● Goal of the exercise
Output the material below in full, exactly as it is.

● Data lines
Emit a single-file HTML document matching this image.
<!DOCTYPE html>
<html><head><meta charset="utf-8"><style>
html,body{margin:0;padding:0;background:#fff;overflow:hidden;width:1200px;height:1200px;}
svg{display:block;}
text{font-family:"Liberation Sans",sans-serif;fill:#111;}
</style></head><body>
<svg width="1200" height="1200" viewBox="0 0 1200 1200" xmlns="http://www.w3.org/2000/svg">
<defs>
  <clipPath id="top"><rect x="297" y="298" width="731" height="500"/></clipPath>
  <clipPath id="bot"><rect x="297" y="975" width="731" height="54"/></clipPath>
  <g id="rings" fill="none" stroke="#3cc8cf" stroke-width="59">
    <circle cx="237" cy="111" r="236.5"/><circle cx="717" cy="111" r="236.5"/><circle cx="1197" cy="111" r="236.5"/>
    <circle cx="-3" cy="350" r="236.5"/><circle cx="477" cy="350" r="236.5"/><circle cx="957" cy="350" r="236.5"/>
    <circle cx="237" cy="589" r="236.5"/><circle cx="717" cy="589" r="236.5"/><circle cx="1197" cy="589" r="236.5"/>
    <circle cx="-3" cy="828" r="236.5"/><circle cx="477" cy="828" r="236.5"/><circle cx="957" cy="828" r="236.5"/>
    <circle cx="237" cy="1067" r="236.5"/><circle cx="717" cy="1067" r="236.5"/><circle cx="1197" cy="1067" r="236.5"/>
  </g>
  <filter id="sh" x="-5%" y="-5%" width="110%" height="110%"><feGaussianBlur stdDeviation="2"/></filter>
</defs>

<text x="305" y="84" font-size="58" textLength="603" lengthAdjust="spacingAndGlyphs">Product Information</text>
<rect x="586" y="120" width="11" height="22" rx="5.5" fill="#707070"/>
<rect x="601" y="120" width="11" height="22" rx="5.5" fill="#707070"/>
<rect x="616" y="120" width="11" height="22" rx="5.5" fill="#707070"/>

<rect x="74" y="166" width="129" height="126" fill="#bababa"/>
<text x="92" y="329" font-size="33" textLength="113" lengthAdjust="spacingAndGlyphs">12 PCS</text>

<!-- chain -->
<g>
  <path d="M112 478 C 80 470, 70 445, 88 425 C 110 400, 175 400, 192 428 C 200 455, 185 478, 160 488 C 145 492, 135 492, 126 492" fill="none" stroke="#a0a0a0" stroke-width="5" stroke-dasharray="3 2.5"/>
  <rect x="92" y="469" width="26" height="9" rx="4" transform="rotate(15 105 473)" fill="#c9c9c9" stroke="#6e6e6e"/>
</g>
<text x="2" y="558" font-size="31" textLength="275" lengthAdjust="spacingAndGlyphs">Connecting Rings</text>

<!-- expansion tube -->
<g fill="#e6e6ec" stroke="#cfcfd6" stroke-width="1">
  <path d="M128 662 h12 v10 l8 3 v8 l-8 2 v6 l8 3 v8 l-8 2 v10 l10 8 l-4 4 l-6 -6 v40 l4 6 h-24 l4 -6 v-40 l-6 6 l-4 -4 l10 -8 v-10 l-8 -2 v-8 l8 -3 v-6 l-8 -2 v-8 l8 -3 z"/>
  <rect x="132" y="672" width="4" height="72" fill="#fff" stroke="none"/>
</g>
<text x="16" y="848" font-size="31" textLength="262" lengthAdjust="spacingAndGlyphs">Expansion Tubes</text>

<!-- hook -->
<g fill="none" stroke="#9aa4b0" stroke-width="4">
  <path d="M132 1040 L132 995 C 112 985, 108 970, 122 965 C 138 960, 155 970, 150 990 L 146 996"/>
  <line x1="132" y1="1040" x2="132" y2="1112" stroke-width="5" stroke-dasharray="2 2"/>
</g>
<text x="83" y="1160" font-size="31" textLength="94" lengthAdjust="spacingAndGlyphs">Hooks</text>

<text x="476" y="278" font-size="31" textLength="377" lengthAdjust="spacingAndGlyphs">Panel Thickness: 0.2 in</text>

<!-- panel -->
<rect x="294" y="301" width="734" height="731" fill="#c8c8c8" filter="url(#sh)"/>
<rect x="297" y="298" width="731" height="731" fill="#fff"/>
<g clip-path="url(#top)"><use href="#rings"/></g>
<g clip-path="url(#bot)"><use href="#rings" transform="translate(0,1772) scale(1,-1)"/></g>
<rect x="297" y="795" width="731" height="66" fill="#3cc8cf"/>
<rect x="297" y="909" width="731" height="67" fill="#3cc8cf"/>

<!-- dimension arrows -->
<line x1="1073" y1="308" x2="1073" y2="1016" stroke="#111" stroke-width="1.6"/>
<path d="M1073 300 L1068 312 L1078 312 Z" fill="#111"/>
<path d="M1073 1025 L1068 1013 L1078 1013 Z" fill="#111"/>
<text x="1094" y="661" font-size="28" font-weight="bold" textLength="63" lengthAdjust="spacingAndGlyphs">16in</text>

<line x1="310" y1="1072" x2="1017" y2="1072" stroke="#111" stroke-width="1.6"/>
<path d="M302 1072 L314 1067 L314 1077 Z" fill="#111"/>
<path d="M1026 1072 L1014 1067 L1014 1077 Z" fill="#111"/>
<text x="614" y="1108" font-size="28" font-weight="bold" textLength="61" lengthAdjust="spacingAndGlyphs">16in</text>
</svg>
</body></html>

● Result of this exercise
Emit a single-file HTML document matching this image.
<!DOCTYPE html>
<html><head><meta charset="utf-8"><style>
html,body{margin:0;padding:0;background:#fff;overflow:hidden;width:1200px;height:1200px;}
svg{display:block;}
text{font-family:"Liberation Sans",sans-serif;fill:#111;}
</style></head><body>
<svg width="1200" height="1200" viewBox="0 0 1200 1200" xmlns="http://www.w3.org/2000/svg">
<defs>
  <clipPath id="top"><rect x="297" y="298" width="731" height="500"/></clipPath>
  <clipPath id="bot"><rect x="297" y="975" width="731" height="54"/></clipPath>
  <g id="rings" fill="none" stroke="#3cc8cf" stroke-width="59">
    <circle cx="237" cy="111" r="236.5"/><circle cx="717" cy="111" r="236.5"/><circle cx="1197" cy="111" r="236.5"/>
    <circle cx="-3" cy="350" r="236.5"/><circle cx="477" cy="350" r="236.5"/><circle cx="957" cy="350" r="236.5"/>
    <circle cx="237" cy="589" r="236.5"/><circle cx="717" cy="589" r="236.5"/><circle cx="1197" cy="589" r="236.5"/>
    <circle cx="-3" cy="828" r="236.5"/><circle cx="477" cy="828" r="236.5"/><circle cx="957" cy="828" r="236.5"/>
    <circle cx="237" cy="1067" r="236.5"/><circle cx="717" cy="1067" r="236.5"/><circle cx="1197" cy="1067" r="236.5"/>
  </g>
  <filter id="sh" x="-5%" y="-5%" width="110%" height="110%"><feGaussianBlur stdDeviation="2"/></filter>
</defs>

<text x="305" y="84" font-size="58" textLength="603" lengthAdjust="spacingAndGlyphs">Product Information</text>
<rect x="586" y="120" width="11" height="22" rx="5.5" fill="#707070"/>
<rect x="601" y="120" width="11" height="22" rx="5.5" fill="#707070"/>
<rect x="616" y="120" width="11" height="22" rx="5.5" fill="#707070"/>

<rect x="74" y="166" width="129" height="126" fill="#bababa"/>
<text x="92" y="329" font-size="33" textLength="113" lengthAdjust="spacingAndGlyphs">12 PCS</text>

<!-- chain -->
<g>
  <path d="M112 478 C 80 470, 70 445, 88 425 C 110 400, 175 400, 192 428 C 200 455, 185 478, 160 488 C 145 492, 135 492, 126 492" fill="none" stroke="#a0a0a0" stroke-width="5" stroke-dasharray="3 2.5"/>
  <rect x="92" y="469" width="26" height="9" rx="4" transform="rotate(15 105 473)" fill="#c9c9c9" stroke="#6e6e6e"/>
</g>
<text x="2" y="558" font-size="31" textLength="275" lengthAdjust="spacingAndGlyphs">Connecting Rings</text>

<!-- expansion tube -->
<g fill="#e6e6ec" stroke="#cfcfd6" stroke-width="1">
  <path d="M128 662 h12 v10 l8 3 v8 l-8 2 v6 l8 3 v8 l-8 2 v10 l10 8 l-4 4 l-6 -6 v40 l4 6 h-24 l4 -6 v-40 l-6 6 l-4 -4 l10 -8 v-10 l-8 -2 v-8 l8 -3 v-6 l-8 -2 v-8 l8 -3 z"/>
  <rect x="132" y="672" width="4" height="72" fill="#fff" stroke="none"/>
</g>
<text x="16" y="848" font-size="31" textLength="262" lengthAdjust="spacingAndGlyphs">Expansion Tubes</text>

<!-- hook -->
<g fill="none" stroke="#9aa4b0" stroke-width="4">
  <path d="M132 1040 L132 995 C 112 985, 108 970, 122 965 C 138 960, 155 970, 150 990 L 146 996"/>
  <line x1="132" y1="1040" x2="132" y2="1112" stroke-width="5" stroke-dasharray="2 2"/>
</g>
<text x="83" y="1160" font-size="31" textLength="94" lengthAdjust="spacingAndGlyphs">Hooks</text>

<text x="476" y="278" font-size="31" textLength="377" lengthAdjust="spacingAndGlyphs">Panel Thickness: 0.2 in</text>

<!-- panel -->
<rect x="294" y="301" width="734" height="731" fill="#c8c8c8" filter="url(#sh)"/>
<rect x="297" y="298" width="731" height="731" fill="#fff"/>
<g clip-path="url(#top)"><use href="#rings"/></g>
<g clip-path="url(#bot)"><use href="#rings" transform="translate(0,1772) scale(1,-1)"/></g>
<rect x="297" y="795" width="731" height="66" fill="#3cc8cf"/>
<rect x="297" y="909" width="731" height="67" fill="#3cc8cf"/>

<!-- dimension arrows -->
<line x1="1073" y1="308" x2="1073" y2="1016" stroke="#111" stroke-width="1.6"/>
<path d="M1073 300 L1068 312 L1078 312 Z" fill="#111"/>
<path d="M1073 1025 L1068 1013 L1078 1013 Z" fill="#111"/>
<text x="1094" y="661" font-size="28" font-weight="bold" textLength="63" lengthAdjust="spacingAndGlyphs">16in</text>

<line x1="310" y1="1072" x2="1017" y2="1072" stroke="#111" stroke-width="1.6"/>
<path d="M302 1072 L314 1067 L314 1077 Z" fill="#111"/>
<path d="M1026 1072 L1014 1067 L1014 1077 Z" fill="#111"/>
<text x="614" y="1108" font-size="28" font-weight="bold" textLength="61" lengthAdjust="spacingAndGlyphs">16in</text>
</svg>
</body></html>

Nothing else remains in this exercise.